Abraham Biggs, a 19-year-old college student, committed suicide last week in front of his Web cam, after first posted a link on a bodybuilding site inviting people to watch. Twelve hours after Biggs took a combination of opiates and benzodiazepine and went to sleep on his father’s bed at his home in Pembroke Pines, Florida, police arrived. The Web cam was still running and people were still checking in on Biggs’ status.
According to the Associated Press, which has a full description of the events leading up to Biggs’ suicide, this wasn’t the first time that someone has killed himself while broadcasting online. But the response from some of the viewers of Biggs’ Web cam has led to questions about behavior on the Internet—is there not some line (encouraging a troubled teenager to kill himself) that shouldn’t be crossed?
The Web site that hosted Biggs’ Web cam, justin.tv, has deleted the video and the comments people made while viewing it. The AP spoke to someone who claimed to have viewed the suicide and reported that as Biggs lay on the bed, other viewers cracked jokes. When police officers entered the room, in addition to “OMG” responses, viewers posted “lol” and “hahahah.”
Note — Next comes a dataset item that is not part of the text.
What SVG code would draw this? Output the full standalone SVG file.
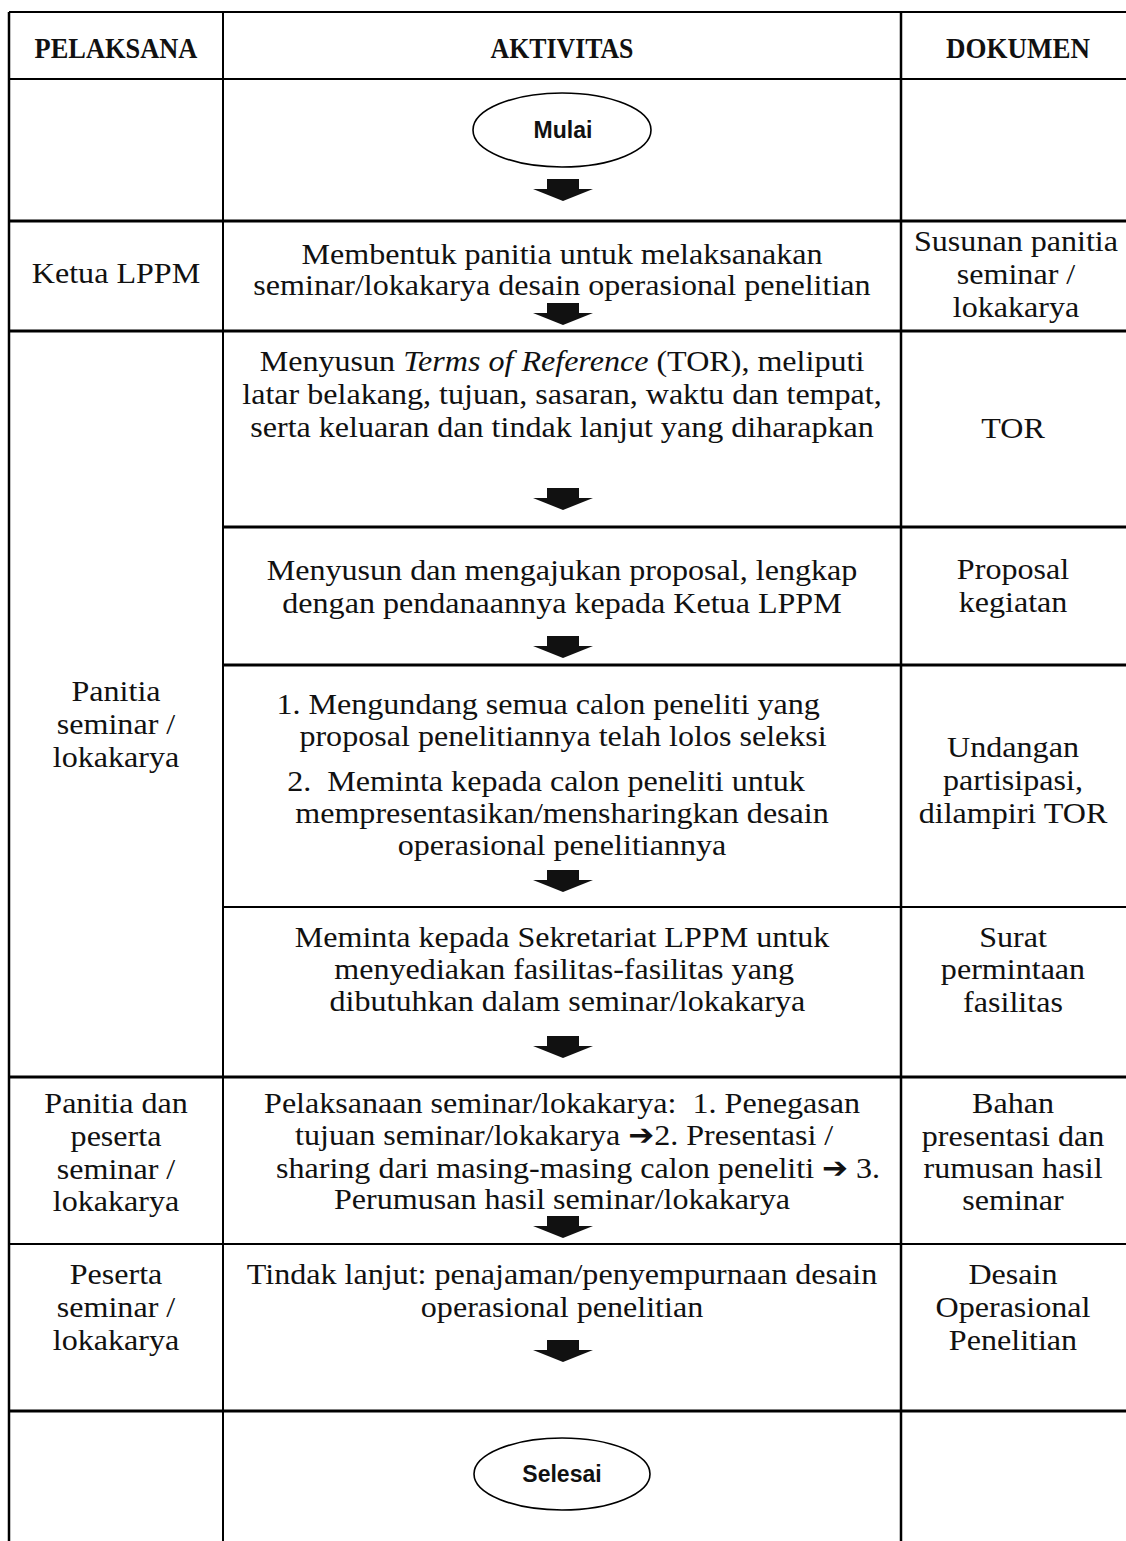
<svg xmlns="http://www.w3.org/2000/svg" width="1126" height="1541" viewBox="0 0 1126 1541">
  <style>
    .grid { stroke: #000; fill: none; }
    .t { font-family: "Liberation Serif", "Times New Roman", serif; font-size: 30px; fill: #111; text-anchor: middle; }
    .h { font-family: "Liberation Serif", "Times New Roman", serif; font-size: 30px; font-weight: bold; fill: #111; text-anchor: middle; }
    .term { fill: #fff; stroke: #000; stroke-width: 1.6; }
    .tl { font-family: "Liberation Sans", Arial, sans-serif; font-size: 23px; font-weight: bold; fill: #111; text-anchor: middle; }
    .ar { font-family: "DejaVu Sans", sans-serif; font-size: 29px; font-weight: bold; }
    .it { font-style: italic; }
  </style>
  <defs>
    <!-- block arrow pointing down, origin at the top centre of the shaft -->
    <path id="down" d="M-16,0 H16 V10 H30 L0,22 L-30,10 H-16 Z" fill="#111"/>
  </defs>
  <rect width="1126" height="1541" fill="#fff"/>

  <!-- table rules -->
  <g id="table" class="grid">
    <line x1="9" y1="12" x2="1126" y2="12" stroke-width="2"/>
    <line x1="9" y1="12" x2="9" y2="1541" stroke-width="2.5"/>
    <line x1="223" y1="12" x2="223" y2="1541" stroke-width="2"/>
    <line x1="901" y1="12" x2="901" y2="1541" stroke-width="2.5"/>
    <line x1="9" y1="79" x2="1126" y2="79" stroke-width="2"/>
    <line x1="9" y1="221" x2="1126" y2="221" stroke-width="3"/>
    <line x1="9" y1="331" x2="1126" y2="331" stroke-width="3"/>
    <line x1="223" y1="527" x2="1126" y2="527" stroke-width="3"/>
    <line x1="223" y1="665" x2="1126" y2="665" stroke-width="3"/>
    <line x1="223" y1="907" x2="1126" y2="907" stroke-width="2"/>
    <line x1="9" y1="1077" x2="1126" y2="1077" stroke-width="3"/>
    <line x1="9" y1="1244" x2="1126" y2="1244" stroke-width="2"/>
    <line x1="9" y1="1411" x2="1126" y2="1411" stroke-width="3"/>
  </g>

  <!-- column headings -->
  <g id="header">
    <text class="h" transform="translate(116 58) scale(0.88 1)">PELAKSANA</text>
    <text class="h" transform="translate(562 58) scale(0.86 1)">AKTIVITAS</text>
    <text class="h" transform="translate(1018 58) scale(0.9 1)">DOKUMEN</text>
  </g>

  <g id="mulai">
    <ellipse class="term" cx="562" cy="130" rx="89" ry="37"/>
    <text class="tl" x="563" y="138">Mulai</text>
  </g>

  <g id="step-panitia">
    <text class="t" transform="translate(116 283) scale(1.07 1)">Ketua LPPM</text>
    <g transform="translate(562 0) scale(1.07 1)">
      <text class="t" x="0" y="264">Membentuk panitia untuk melaksanakan</text>
      <text class="t" x="0" y="295">seminar/lokakarya desain operasional penelitian</text>
    </g>
    <g transform="translate(1016 0) scale(1.07 1)">
      <text class="t" x="0" y="251">Susunan panitia</text>
      <text class="t" x="0" y="284">seminar /</text>
      <text class="t" x="0" y="317">lokakarya</text>
    </g>
  </g>

  <g id="step-tor">
    <g transform="translate(116 0) scale(1.07 1)">
      <text class="t" x="0" y="701">Panitia</text>
      <text class="t" x="0" y="734">seminar /</text>
      <text class="t" x="0" y="767">lokakarya</text>
    </g>
    <g transform="translate(562 0) scale(1.07 1)">
      <text class="t" x="0" y="371">Menyusun <tspan class="it">Terms of Reference</tspan> (TOR), meliputi</text>
      <text class="t" x="0" y="404">latar belakang, tujuan, sasaran, waktu dan tempat,</text>
      <text class="t" x="0" y="437">serta keluaran dan tindak lanjut yang diharapkan</text>
    </g>
    <text class="t" transform="translate(1013 438) scale(1.07 1)">TOR</text>
  </g>

  <g id="step-proposal">
    <g transform="translate(562 0) scale(1.07 1)">
      <text class="t" x="0" y="580">Menyusun dan mengajukan proposal, lengkap</text>
      <text class="t" x="0" y="613">dengan pendanaannya kepada Ketua LPPM</text>
    </g>
    <g transform="translate(1013 0) scale(1.07 1)">
      <text class="t" x="0" y="579">Proposal</text>
      <text class="t" x="0" y="612">kegiatan</text>
    </g>
  </g>

  <g id="step-undangan">
    <g transform="translate(562 0) scale(1.07 1)">
      <text class="t" x="-13" y="714">1. Mengundang semua calon peneliti yang</text>
      <text class="t" x="1" y="746">proposal penelitiannya telah lolos seleksi</text>
      <text class="t" x="-15" y="791" xml:space="preserve">2.  Meminta kepada calon peneliti untuk</text>
      <text class="t" x="0" y="823">mempresentasikan/mensharingkan desain</text>
      <text class="t" x="0" y="855">operasional penelitiannya</text>
    </g>
    <g transform="translate(1013 0) scale(1.07 1)">
      <text class="t" x="0" y="757">Undangan</text>
      <text class="t" x="0" y="790">partisipasi,</text>
      <text class="t" x="0" y="823">dilampiri TOR</text>
    </g>
  </g>

  <g id="step-fasilitas">
    <g transform="translate(562 0) scale(1.07 1)">
      <text class="t" x="0" y="947">Meminta kepada Sekretariat LPPM untuk</text>
      <text class="t" x="2" y="979">menyediakan fasilitas-fasilitas yang</text>
      <text class="t" x="5" y="1011">dibutuhkan dalam seminar/lokakarya</text>
    </g>
    <g transform="translate(1013 0) scale(1.07 1)">
      <text class="t" x="0" y="947">Surat</text>
      <text class="t" x="0" y="979">permintaan</text>
      <text class="t" x="0" y="1012">fasilitas</text>
    </g>
  </g>

  <g id="step-pelaksanaan">
    <g transform="translate(116 0) scale(1.07 1)">
      <text class="t" x="0" y="1113">Panitia dan</text>
      <text class="t" x="0" y="1146">peserta</text>
      <text class="t" x="0" y="1179">seminar /</text>
      <text class="t" x="0" y="1211">lokakarya</text>
    </g>
    <g transform="translate(562 0) scale(1.07 1)">
      <text class="t" x="0" y="1113" xml:space="preserve">Pelaksanaan seminar/lokakarya:  1. Penegasan</text>
      <text class="t" x="2" y="1145">tujuan seminar/lokakarya <tspan class="ar">➔</tspan>2. Presentasi /</text>
      <text class="t" x="15" y="1178">sharing dari masing-masing calon peneliti <tspan class="ar">➔</tspan> 3.</text>
      <text class="t" x="0" y="1209">Perumusan hasil seminar/lokakarya</text>
    </g>
    <g transform="translate(1013 0) scale(1.07 1)">
      <text class="t" x="0" y="1113">Bahan</text>
      <text class="t" x="0" y="1146">presentasi dan</text>
      <text class="t" x="0" y="1178">rumusan hasil</text>
      <text class="t" x="0" y="1210">seminar</text>
    </g>
  </g>

  <g id="step-tindak-lanjut">
    <g transform="translate(116 0) scale(1.07 1)">
      <text class="t" x="0" y="1284">Peserta</text>
      <text class="t" x="0" y="1317">seminar /</text>
      <text class="t" x="0" y="1350">lokakarya</text>
    </g>
    <g transform="translate(562 0) scale(1.07 1)">
      <text class="t" x="0" y="1284">Tindak lanjut: penajaman/penyempurnaan desain</text>
      <text class="t" x="0" y="1317">operasional penelitian</text>
    </g>
    <g transform="translate(1013 0) scale(1.07 1)">
      <text class="t" x="0" y="1284">Desain</text>
      <text class="t" x="0" y="1317">Operasional</text>
      <text class="t" x="0" y="1350">Penelitian</text>
    </g>
  </g>

  <g id="selesai">
    <ellipse class="term" cx="562" cy="1474" rx="88" ry="36"/>
    <text class="tl" x="562" y="1482">Selesai</text>
  </g>

  <!-- flow arrows between the steps -->
  <g id="connectors">
    <use href="#down" x="563" y="179"/>
    <use href="#down" x="563" y="303"/>
    <use href="#down" x="563" y="488"/>
    <use href="#down" x="563" y="636"/>
    <use href="#down" x="563" y="870"/>
    <use href="#down" x="563" y="1036"/>
    <use href="#down" x="563" y="1216"/>
    <use href="#down" x="563" y="1340"/>
  </g>
</svg>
An investigator for the local medical examiner’s office told the AP that before Biggs killed himself, some viewers encouraged him not to do it, others egged him on, and still more debated how big a dose of pills he needed to take for it to be effective.
The beauty of the Internet, of course, is that we’re all as invisible as we want to be. It is highly unlikely that investigators will be able to track down all the people who encouraged Biggs to kill himself, either because it will take too much time or because the viewers are simply untraceable.
The Biggs case has echoes of another instance of suicide precipitated by Internet users. Jury selection is currently under way in the trial of Lori Drew, an adult who created a fake MySpace profile of a teenage boy and used it to torment one of her daughter’s former friends, Megan Meier. (This New Yorker story has the gripping and haunting details.) Meier killed herself after the fake boy said hurtful things about her.
While Biggs was taking medication for bipolar disorder and Meier for depression, the more interesting connection is the role Internet trolls played in both cases. After Lori Drew’s connection to Megan Meier’s death was made public, the Drew family quickly became the target of the trolls’ wrath. They learned the Drew address and telephone number, harassed the family and made death threats.
With Biggs, the trolls weren’t just responding to someone’s death—they were implicitly involved in it. One could argue that in the Meier case, the trolls gave Lori Drew the punishment she deserved—they were the good guys. But watching as someone takes a handful of pills, and possibly encouraging him to do so? That has to show a complete lack of morals. At least stop watching the Web cam. [Ed note—or, you know, call the police?]
In August, the New York Times Magazine attempted to enter the world of the Internet troll, and asked if there was a line that shouldn’t be crossed. One notorious troll, Weev, argued that posting bright, flashing images on an epilepsy forum site was going too far. In a later interview with the Web site Corrupt, he identified the moral limits to trolling. “Goodness, beauty, and the meek are valued amongst my comrades and I,” Weev said.
Presumably a 19-year old bipolar college student is one of the meek. But what to make of the viewers who laughed at his death (even when others attempted to notify Web site administrators about the serious situation)? Maybe, in the unregulated life of the Internet, the only recourse we have for viewers who mocked Abraham Biggs is to hope the trolls do find them, and teach them some lesson they surely deserve.
Is there anything worse than hearing about a suicide watch-party and joining in? Making a list of more depraved behavior (watching a rape or murder) makes me hope even our morally suspect online personas don’t allow us to sink that low.